• Problem to work on:
Below are entries to be transcribed exactly; exclude the pictures from the copy.

Records with drawing code:

+===+

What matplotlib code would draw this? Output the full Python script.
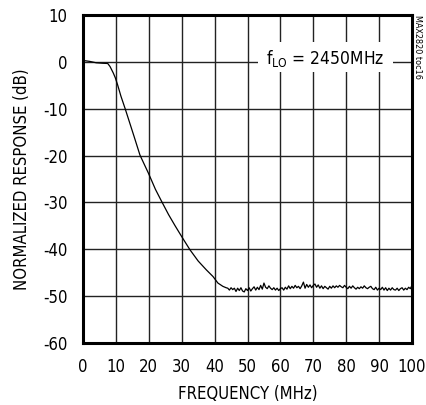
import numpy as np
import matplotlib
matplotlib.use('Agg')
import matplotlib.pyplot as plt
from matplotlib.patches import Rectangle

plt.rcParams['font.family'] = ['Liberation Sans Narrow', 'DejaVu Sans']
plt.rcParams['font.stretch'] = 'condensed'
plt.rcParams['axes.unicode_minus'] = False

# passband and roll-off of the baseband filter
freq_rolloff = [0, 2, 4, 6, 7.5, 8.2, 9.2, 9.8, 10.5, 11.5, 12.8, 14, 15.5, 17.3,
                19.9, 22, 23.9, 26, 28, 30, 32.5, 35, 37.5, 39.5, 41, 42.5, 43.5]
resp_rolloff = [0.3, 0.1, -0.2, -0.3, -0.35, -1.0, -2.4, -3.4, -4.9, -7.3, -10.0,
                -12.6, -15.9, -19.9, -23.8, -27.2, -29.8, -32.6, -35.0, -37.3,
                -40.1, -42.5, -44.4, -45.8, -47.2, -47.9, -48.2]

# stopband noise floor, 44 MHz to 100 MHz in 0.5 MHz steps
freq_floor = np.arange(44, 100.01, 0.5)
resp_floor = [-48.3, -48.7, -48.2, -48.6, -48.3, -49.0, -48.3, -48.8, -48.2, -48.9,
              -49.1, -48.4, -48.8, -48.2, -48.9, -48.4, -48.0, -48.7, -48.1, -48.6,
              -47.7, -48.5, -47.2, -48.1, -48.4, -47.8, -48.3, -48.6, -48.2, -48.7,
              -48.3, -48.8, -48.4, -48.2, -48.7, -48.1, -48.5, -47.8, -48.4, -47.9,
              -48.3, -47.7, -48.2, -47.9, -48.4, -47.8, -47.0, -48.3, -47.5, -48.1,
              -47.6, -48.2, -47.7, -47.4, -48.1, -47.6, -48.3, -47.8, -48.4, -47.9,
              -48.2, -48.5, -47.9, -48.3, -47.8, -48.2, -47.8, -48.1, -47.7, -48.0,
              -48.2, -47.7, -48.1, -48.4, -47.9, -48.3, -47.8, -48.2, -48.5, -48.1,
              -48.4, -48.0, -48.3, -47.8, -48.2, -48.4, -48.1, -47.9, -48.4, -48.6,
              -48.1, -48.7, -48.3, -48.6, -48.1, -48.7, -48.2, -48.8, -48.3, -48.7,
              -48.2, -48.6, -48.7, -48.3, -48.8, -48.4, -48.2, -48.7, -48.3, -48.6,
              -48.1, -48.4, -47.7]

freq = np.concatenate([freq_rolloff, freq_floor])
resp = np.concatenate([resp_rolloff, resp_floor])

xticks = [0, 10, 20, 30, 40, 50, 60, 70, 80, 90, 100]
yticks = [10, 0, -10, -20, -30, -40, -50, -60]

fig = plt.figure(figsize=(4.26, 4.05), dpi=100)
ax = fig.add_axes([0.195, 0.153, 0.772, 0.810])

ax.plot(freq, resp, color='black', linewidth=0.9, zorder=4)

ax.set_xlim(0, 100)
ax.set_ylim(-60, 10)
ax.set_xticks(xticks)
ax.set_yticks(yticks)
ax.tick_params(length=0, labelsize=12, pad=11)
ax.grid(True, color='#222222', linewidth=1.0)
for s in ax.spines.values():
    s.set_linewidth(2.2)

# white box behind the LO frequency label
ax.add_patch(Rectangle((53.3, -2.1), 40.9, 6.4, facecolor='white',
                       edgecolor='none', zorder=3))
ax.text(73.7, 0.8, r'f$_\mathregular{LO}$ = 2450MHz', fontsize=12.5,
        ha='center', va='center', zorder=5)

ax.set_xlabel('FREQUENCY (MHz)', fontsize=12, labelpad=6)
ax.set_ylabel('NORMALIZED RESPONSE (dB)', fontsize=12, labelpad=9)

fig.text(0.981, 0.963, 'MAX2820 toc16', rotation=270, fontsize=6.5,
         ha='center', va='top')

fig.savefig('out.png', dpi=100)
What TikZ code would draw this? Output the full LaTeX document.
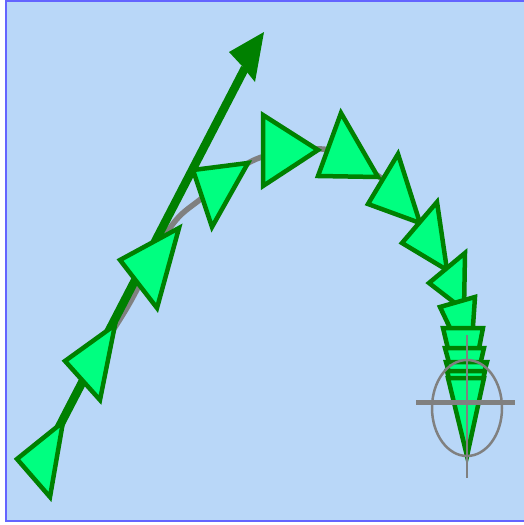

+===+

• Output of the exercise:
What matplotlib code would draw this? Output the full Python script.
import numpy as np
import matplotlib
matplotlib.use('Agg')
import matplotlib.pyplot as plt
from matplotlib.patches import Rectangle

plt.rcParams['font.family'] = ['Liberation Sans Narrow', 'DejaVu Sans']
plt.rcParams['font.stretch'] = 'condensed'
plt.rcParams['axes.unicode_minus'] = False

# passband and roll-off of the baseband filter
freq_rolloff = [0, 2, 4, 6, 7.5, 8.2, 9.2, 9.8, 10.5, 11.5, 12.8, 14, 15.5, 17.3,
                19.9, 22, 23.9, 26, 28, 30, 32.5, 35, 37.5, 39.5, 41, 42.5, 43.5]
resp_rolloff = [0.3, 0.1, -0.2, -0.3, -0.35, -1.0, -2.4, -3.4, -4.9, -7.3, -10.0,
                -12.6, -15.9, -19.9, -23.8, -27.2, -29.8, -32.6, -35.0, -37.3,
                -40.1, -42.5, -44.4, -45.8, -47.2, -47.9, -48.2]

# stopband noise floor, 44 MHz to 100 MHz in 0.5 MHz steps
freq_floor = np.arange(44, 100.01, 0.5)
resp_floor = [-48.3, -48.7, -48.2, -48.6, -48.3, -49.0, -48.3, -48.8, -48.2, -48.9,
              -49.1, -48.4, -48.8, -48.2, -48.9, -48.4, -48.0, -48.7, -48.1, -48.6,
              -47.7, -48.5, -47.2, -48.1, -48.4, -47.8, -48.3, -48.6, -48.2, -48.7,
              -48.3, -48.8, -48.4, -48.2, -48.7, -48.1, -48.5, -47.8, -48.4, -47.9,
              -48.3, -47.7, -48.2, -47.9, -48.4, -47.8, -47.0, -48.3, -47.5, -48.1,
              -47.6, -48.2, -47.7, -47.4, -48.1, -47.6, -48.3, -47.8, -48.4, -47.9,
              -48.2, -48.5, -47.9, -48.3, -47.8, -48.2, -47.8, -48.1, -47.7, -48.0,
              -48.2, -47.7, -48.1, -48.4, -47.9, -48.3, -47.8, -48.2, -48.5, -48.1,
              -48.4, -48.0, -48.3, -47.8, -48.2, -48.4, -48.1, -47.9, -48.4, -48.6,
              -48.1, -48.7, -48.3, -48.6, -48.1, -48.7, -48.2, -48.8, -48.3, -48.7,
              -48.2, -48.6, -48.7, -48.3, -48.8, -48.4, -48.2, -48.7, -48.3, -48.6,
              -48.1, -48.4, -47.7]

freq = np.concatenate([freq_rolloff, freq_floor])
resp = np.concatenate([resp_rolloff, resp_floor])

xticks = [0, 10, 20, 30, 40, 50, 60, 70, 80, 90, 100]
yticks = [10, 0, -10, -20, -30, -40, -50, -60]

fig = plt.figure(figsize=(4.26, 4.05), dpi=100)
ax = fig.add_axes([0.195, 0.153, 0.772, 0.810])

ax.plot(freq, resp, color='black', linewidth=0.9, zorder=4)

ax.set_xlim(0, 100)
ax.set_ylim(-60, 10)
ax.set_xticks(xticks)
ax.set_yticks(yticks)
ax.tick_params(length=0, labelsize=12, pad=11)
ax.grid(True, color='#222222', linewidth=1.0)
for s in ax.spines.values():
    s.set_linewidth(2.2)

# white box behind the LO frequency label
ax.add_patch(Rectangle((53.3, -2.1), 40.9, 6.4, facecolor='white',
                       edgecolor='none', zorder=3))
ax.text(73.7, 0.8, r'f$_\mathregular{LO}$ = 2450MHz', fontsize=12.5,
        ha='center', va='center', zorder=5)

ax.set_xlabel('FREQUENCY (MHz)', fontsize=12, labelpad=6)
ax.set_ylabel('NORMALIZED RESPONSE (dB)', fontsize=12, labelpad=9)

fig.text(0.981, 0.963, 'MAX2820 toc16', rotation=270, fontsize=6.5,
         ha='center', va='top')

fig.savefig('out.png', dpi=100)
What TikZ code would draw this? Output the full LaTeX document.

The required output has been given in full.